== Aim of the task ==
Output the data word for word, dropping every image.
::::
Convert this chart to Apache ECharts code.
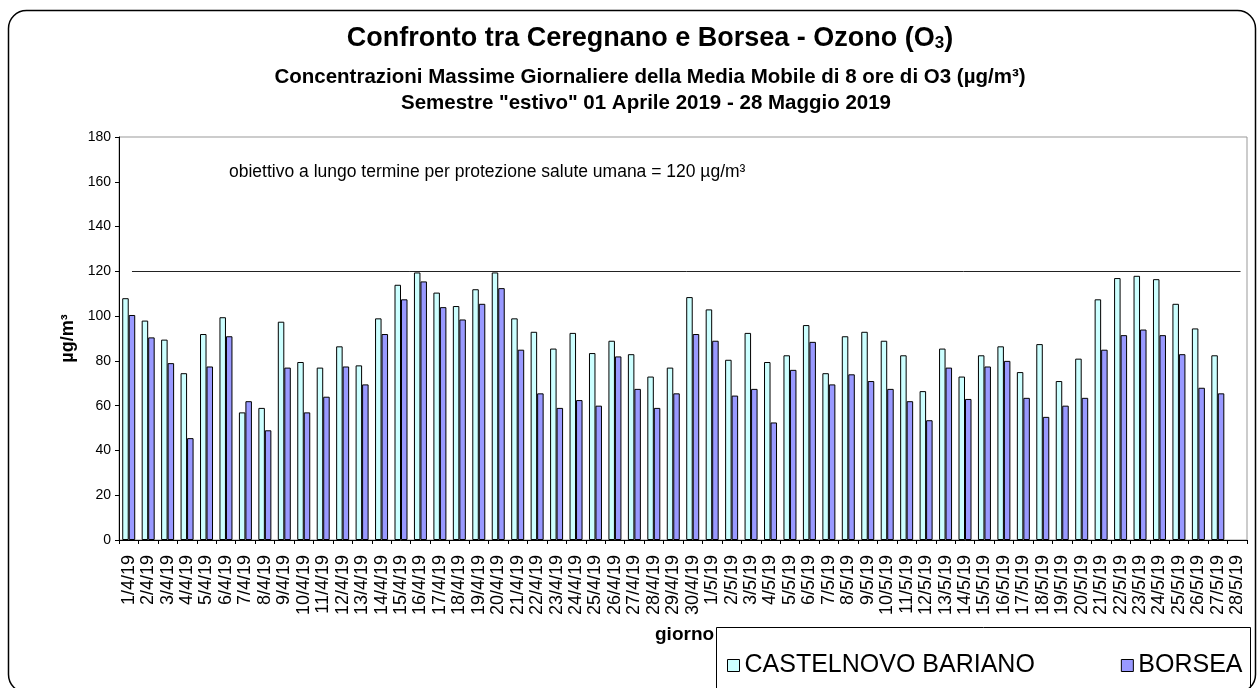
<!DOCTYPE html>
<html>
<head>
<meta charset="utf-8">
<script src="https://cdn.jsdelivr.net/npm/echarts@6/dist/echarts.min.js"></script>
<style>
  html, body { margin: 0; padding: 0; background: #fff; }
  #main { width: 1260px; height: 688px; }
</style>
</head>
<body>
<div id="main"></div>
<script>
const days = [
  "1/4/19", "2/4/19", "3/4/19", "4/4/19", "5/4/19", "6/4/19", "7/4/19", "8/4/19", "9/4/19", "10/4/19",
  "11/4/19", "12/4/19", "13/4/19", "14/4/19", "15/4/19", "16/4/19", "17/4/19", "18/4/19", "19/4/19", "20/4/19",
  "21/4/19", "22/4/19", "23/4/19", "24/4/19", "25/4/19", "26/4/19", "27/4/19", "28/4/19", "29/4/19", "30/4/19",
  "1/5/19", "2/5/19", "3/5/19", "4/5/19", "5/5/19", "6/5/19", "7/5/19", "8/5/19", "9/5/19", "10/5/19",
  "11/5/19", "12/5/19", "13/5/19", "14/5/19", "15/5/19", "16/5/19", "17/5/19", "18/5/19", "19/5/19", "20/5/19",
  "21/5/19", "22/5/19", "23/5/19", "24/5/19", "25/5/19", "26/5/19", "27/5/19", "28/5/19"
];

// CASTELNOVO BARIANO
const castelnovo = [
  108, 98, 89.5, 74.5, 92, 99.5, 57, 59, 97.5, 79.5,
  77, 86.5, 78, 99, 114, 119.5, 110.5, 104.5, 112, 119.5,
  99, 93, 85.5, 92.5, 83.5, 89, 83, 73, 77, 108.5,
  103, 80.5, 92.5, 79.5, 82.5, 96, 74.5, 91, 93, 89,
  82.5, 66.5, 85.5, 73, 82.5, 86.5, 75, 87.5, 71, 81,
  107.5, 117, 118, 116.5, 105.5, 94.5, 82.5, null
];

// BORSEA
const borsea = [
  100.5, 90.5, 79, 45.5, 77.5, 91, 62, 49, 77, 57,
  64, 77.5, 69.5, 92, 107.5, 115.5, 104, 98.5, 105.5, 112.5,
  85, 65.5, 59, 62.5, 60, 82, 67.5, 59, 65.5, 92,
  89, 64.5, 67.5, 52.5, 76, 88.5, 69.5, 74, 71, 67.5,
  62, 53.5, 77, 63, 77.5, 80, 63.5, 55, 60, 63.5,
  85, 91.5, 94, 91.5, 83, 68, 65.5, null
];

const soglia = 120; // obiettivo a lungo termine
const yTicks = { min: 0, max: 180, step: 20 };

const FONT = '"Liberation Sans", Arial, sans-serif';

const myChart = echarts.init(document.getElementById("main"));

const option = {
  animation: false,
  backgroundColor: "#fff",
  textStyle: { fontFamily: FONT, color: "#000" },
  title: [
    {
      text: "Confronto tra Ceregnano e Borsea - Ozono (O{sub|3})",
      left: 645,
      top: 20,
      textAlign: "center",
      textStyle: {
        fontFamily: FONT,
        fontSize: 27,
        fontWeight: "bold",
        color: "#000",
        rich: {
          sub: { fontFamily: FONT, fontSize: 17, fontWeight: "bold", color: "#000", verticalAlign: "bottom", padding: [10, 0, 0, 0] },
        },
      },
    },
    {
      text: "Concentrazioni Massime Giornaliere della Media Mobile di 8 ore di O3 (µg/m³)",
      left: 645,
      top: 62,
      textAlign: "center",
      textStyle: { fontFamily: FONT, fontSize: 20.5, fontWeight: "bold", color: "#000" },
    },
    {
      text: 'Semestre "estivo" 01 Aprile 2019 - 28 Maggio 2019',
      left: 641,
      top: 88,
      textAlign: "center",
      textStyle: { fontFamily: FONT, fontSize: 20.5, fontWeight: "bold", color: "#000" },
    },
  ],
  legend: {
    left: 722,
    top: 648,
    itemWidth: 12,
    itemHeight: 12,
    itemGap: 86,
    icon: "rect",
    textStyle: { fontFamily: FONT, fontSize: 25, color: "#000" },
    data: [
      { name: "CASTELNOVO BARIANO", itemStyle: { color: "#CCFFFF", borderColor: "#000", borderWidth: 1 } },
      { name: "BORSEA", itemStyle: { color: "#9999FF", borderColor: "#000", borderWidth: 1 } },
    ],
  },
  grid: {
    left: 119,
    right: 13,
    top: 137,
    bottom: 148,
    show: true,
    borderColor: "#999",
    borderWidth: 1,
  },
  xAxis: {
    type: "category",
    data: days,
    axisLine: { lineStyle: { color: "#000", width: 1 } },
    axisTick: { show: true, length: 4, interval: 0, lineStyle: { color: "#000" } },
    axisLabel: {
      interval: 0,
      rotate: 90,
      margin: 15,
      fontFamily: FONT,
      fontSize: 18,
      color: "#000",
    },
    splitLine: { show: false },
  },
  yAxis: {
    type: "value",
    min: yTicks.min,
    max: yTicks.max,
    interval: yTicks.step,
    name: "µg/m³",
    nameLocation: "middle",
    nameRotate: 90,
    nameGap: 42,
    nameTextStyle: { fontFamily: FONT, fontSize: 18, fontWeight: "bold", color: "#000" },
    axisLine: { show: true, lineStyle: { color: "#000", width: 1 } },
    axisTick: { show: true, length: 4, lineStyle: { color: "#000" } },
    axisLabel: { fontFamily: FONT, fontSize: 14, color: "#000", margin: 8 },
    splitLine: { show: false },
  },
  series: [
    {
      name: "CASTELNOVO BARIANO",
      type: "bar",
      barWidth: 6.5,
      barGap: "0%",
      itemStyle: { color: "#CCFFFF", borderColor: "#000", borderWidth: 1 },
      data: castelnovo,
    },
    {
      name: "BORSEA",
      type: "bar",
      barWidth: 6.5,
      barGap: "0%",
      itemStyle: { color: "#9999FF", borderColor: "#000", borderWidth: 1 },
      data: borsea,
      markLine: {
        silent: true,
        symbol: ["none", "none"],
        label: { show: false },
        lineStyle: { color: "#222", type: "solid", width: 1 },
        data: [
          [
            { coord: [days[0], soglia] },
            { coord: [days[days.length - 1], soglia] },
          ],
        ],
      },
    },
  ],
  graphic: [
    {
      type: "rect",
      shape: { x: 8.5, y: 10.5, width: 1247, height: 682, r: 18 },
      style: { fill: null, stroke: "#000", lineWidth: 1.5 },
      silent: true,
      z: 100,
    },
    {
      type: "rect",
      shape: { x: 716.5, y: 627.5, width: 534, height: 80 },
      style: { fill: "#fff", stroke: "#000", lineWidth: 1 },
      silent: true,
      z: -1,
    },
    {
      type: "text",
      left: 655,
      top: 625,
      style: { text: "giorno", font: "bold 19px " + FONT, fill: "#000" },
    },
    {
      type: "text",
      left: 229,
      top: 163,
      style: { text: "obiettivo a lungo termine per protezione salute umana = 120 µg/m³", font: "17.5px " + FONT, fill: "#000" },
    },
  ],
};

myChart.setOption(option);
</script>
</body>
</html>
::::
== Response ==
Convert this chart to Apache ECharts code.
<!DOCTYPE html>
<html>
<head>
<meta charset="utf-8">
<script src="https://cdn.jsdelivr.net/npm/echarts@6/dist/echarts.min.js"></script>
<style>
  html, body { margin: 0; padding: 0; background: #fff; }
  #main { width: 1260px; height: 688px; }
</style>
</head>
<body>
<div id="main"></div>
<script>
const days = [
  "1/4/19", "2/4/19", "3/4/19", "4/4/19", "5/4/19", "6/4/19", "7/4/19", "8/4/19", "9/4/19", "10/4/19",
  "11/4/19", "12/4/19", "13/4/19", "14/4/19", "15/4/19", "16/4/19", "17/4/19", "18/4/19", "19/4/19", "20/4/19",
  "21/4/19", "22/4/19", "23/4/19", "24/4/19", "25/4/19", "26/4/19", "27/4/19", "28/4/19", "29/4/19", "30/4/19",
  "1/5/19", "2/5/19", "3/5/19", "4/5/19", "5/5/19", "6/5/19", "7/5/19", "8/5/19", "9/5/19", "10/5/19",
  "11/5/19", "12/5/19", "13/5/19", "14/5/19", "15/5/19", "16/5/19", "17/5/19", "18/5/19", "19/5/19", "20/5/19",
  "21/5/19", "22/5/19", "23/5/19", "24/5/19", "25/5/19", "26/5/19", "27/5/19", "28/5/19"
];

// CASTELNOVO BARIANO
const castelnovo = [
  108, 98, 89.5, 74.5, 92, 99.5, 57, 59, 97.5, 79.5,
  77, 86.5, 78, 99, 114, 119.5, 110.5, 104.5, 112, 119.5,
  99, 93, 85.5, 92.5, 83.5, 89, 83, 73, 77, 108.5,
  103, 80.5, 92.5, 79.5, 82.5, 96, 74.5, 91, 93, 89,
  82.5, 66.5, 85.5, 73, 82.5, 86.5, 75, 87.5, 71, 81,
  107.5, 117, 118, 116.5, 105.5, 94.5, 82.5, null
];

// BORSEA
const borsea = [
  100.5, 90.5, 79, 45.5, 77.5, 91, 62, 49, 77, 57,
  64, 77.5, 69.5, 92, 107.5, 115.5, 104, 98.5, 105.5, 112.5,
  85, 65.5, 59, 62.5, 60, 82, 67.5, 59, 65.5, 92,
  89, 64.5, 67.5, 52.5, 76, 88.5, 69.5, 74, 71, 67.5,
  62, 53.5, 77, 63, 77.5, 80, 63.5, 55, 60, 63.5,
  85, 91.5, 94, 91.5, 83, 68, 65.5, null
];

const soglia = 120; // obiettivo a lungo termine
const yTicks = { min: 0, max: 180, step: 20 };

const FONT = '"Liberation Sans", Arial, sans-serif';

const myChart = echarts.init(document.getElementById("main"));

const option = {
  animation: false,
  backgroundColor: "#fff",
  textStyle: { fontFamily: FONT, color: "#000" },
  title: [
    {
      text: "Confronto tra Ceregnano e Borsea - Ozono (O{sub|3})",
      left: 645,
      top: 20,
      textAlign: "center",
      textStyle: {
        fontFamily: FONT,
        fontSize: 27,
        fontWeight: "bold",
        color: "#000",
        rich: {
          sub: { fontFamily: FONT, fontSize: 17, fontWeight: "bold", color: "#000", verticalAlign: "bottom", padding: [10, 0, 0, 0] },
        },
      },
    },
    {
      text: "Concentrazioni Massime Giornaliere della Media Mobile di 8 ore di O3 (µg/m³)",
      left: 645,
      top: 62,
      textAlign: "center",
      textStyle: { fontFamily: FONT, fontSize: 20.5, fontWeight: "bold", color: "#000" },
    },
    {
      text: 'Semestre "estivo" 01 Aprile 2019 - 28 Maggio 2019',
      left: 641,
      top: 88,
      textAlign: "center",
      textStyle: { fontFamily: FONT, fontSize: 20.5, fontWeight: "bold", color: "#000" },
    },
  ],
  legend: {
    left: 722,
    top: 648,
    itemWidth: 12,
    itemHeight: 12,
    itemGap: 86,
    icon: "rect",
    textStyle: { fontFamily: FONT, fontSize: 25, color: "#000" },
    data: [
      { name: "CASTELNOVO BARIANO", itemStyle: { color: "#CCFFFF", borderColor: "#000", borderWidth: 1 } },
      { name: "BORSEA", itemStyle: { color: "#9999FF", borderColor: "#000", borderWidth: 1 } },
    ],
  },
  grid: {
    left: 119,
    right: 13,
    top: 137,
    bottom: 148,
    show: true,
    borderColor: "#999",
    borderWidth: 1,
  },
  xAxis: {
    type: "category",
    data: days,
    axisLine: { lineStyle: { color: "#000", width: 1 } },
    axisTick: { show: true, length: 4, interval: 0, lineStyle: { color: "#000" } },
    axisLabel: {
      interval: 0,
      rotate: 90,
      margin: 15,
      fontFamily: FONT,
      fontSize: 18,
      color: "#000",
    },
    splitLine: { show: false },
  },
  yAxis: {
    type: "value",
    min: yTicks.min,
    max: yTicks.max,
    interval: yTicks.step,
    name: "µg/m³",
    nameLocation: "middle",
    nameRotate: 90,
    nameGap: 42,
    nameTextStyle: { fontFamily: FONT, fontSize: 18, fontWeight: "bold", color: "#000" },
    axisLine: { show: true, lineStyle: { color: "#000", width: 1 } },
    axisTick: { show: true, length: 4, lineStyle: { color: "#000" } },
    axisLabel: { fontFamily: FONT, fontSize: 14, color: "#000", margin: 8 },
    splitLine: { show: false },
  },
  series: [
    {
      name: "CASTELNOVO BARIANO",
      type: "bar",
      barWidth: 6.5,
      barGap: "0%",
      itemStyle: { color: "#CCFFFF", borderColor: "#000", borderWidth: 1 },
      data: castelnovo,
    },
    {
      name: "BORSEA",
      type: "bar",
      barWidth: 6.5,
      barGap: "0%",
      itemStyle: { color: "#9999FF", borderColor: "#000", borderWidth: 1 },
      data: borsea,
      markLine: {
        silent: true,
        symbol: ["none", "none"],
        label: { show: false },
        lineStyle: { color: "#222", type: "solid", width: 1 },
        data: [
          [
            { coord: [days[0], soglia] },
            { coord: [days[days.length - 1], soglia] },
          ],
        ],
      },
    },
  ],
  graphic: [
    {
      type: "rect",
      shape: { x: 8.5, y: 10.5, width: 1247, height: 682, r: 18 },
      style: { fill: null, stroke: "#000", lineWidth: 1.5 },
      silent: true,
      z: 100,
    },
    {
      type: "rect",
      shape: { x: 716.5, y: 627.5, width: 534, height: 80 },
      style: { fill: "#fff", stroke: "#000", lineWidth: 1 },
      silent: true,
      z: -1,
    },
    {
      type: "text",
      left: 655,
      top: 625,
      style: { text: "giorno", font: "bold 19px " + FONT, fill: "#000" },
    },
    {
      type: "text",
      left: 229,
      top: 163,
      style: { text: "obiettivo a lungo termine per protezione salute umana = 120 µg/m³", font: "17.5px " + FONT, fill: "#000" },
    },
  ],
};

myChart.setOption(option);
</script>
</body>
</html>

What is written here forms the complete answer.